**Problem requirements:** Begin at the first line of the data and copy each line through the one containing "from bokeh.resources import INLINE", that line included, with no pictures.

## START Information shown

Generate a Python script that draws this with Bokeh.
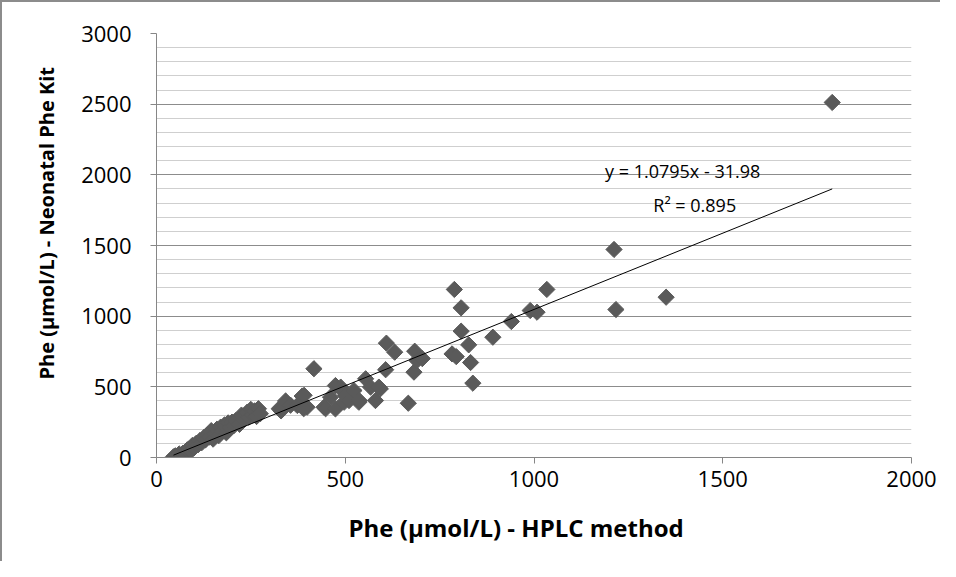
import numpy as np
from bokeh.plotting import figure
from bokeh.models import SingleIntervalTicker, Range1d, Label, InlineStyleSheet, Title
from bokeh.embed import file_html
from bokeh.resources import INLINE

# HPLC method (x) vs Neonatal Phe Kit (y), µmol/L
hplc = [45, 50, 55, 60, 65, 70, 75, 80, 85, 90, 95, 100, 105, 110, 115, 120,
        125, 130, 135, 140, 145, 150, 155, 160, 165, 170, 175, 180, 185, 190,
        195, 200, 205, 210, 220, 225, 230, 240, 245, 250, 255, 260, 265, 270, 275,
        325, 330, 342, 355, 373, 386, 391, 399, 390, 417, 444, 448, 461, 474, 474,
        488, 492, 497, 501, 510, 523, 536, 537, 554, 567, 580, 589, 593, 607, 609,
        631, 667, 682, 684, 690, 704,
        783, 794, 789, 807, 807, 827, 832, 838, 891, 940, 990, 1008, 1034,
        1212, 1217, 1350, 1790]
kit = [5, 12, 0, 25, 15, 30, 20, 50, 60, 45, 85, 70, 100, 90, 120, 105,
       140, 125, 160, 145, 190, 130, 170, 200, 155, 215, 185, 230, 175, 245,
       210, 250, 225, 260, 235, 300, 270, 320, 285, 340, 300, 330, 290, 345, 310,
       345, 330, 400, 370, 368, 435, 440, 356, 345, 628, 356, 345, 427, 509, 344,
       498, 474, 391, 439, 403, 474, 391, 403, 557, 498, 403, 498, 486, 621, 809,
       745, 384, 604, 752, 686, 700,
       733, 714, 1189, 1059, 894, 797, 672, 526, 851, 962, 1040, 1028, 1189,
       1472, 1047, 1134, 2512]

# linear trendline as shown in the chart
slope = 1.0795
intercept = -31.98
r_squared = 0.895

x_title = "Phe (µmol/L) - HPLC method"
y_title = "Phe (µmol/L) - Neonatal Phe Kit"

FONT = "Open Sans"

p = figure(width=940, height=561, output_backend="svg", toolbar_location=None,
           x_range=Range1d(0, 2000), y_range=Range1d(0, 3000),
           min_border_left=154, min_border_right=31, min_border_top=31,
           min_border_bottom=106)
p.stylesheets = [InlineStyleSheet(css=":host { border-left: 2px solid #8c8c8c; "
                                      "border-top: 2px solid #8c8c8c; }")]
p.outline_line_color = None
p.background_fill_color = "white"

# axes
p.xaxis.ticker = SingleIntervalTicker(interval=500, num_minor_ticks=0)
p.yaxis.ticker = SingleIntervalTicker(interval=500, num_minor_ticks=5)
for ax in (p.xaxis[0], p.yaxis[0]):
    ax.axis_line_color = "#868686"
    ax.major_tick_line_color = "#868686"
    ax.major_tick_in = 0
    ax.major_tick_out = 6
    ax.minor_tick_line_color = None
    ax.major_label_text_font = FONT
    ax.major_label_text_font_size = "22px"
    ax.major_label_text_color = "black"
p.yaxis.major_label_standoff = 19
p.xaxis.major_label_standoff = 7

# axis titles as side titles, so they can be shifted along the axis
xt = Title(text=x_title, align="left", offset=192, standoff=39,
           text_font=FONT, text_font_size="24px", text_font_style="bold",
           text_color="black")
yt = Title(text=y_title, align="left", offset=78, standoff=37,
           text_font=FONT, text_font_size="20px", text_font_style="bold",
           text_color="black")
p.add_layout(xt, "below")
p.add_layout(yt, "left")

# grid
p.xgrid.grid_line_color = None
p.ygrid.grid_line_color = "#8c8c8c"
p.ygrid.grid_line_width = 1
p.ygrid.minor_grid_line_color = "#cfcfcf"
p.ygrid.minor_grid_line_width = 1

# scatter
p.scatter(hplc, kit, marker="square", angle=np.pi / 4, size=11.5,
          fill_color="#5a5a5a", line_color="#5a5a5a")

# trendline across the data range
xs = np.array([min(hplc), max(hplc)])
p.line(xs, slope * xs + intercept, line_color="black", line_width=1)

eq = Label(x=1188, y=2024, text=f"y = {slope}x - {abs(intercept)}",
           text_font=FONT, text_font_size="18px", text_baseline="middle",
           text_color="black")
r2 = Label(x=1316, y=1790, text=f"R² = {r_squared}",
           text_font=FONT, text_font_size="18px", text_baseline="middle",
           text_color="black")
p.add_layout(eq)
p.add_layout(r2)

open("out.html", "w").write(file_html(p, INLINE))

## END Information shown

**Task solution:**
Generate a Python script that draws this with Bokeh.
import numpy as np
from bokeh.plotting import figure
from bokeh.models import SingleIntervalTicker, Range1d, Label, InlineStyleSheet, Title
from bokeh.embed import file_html
from bokeh.resources import INLINE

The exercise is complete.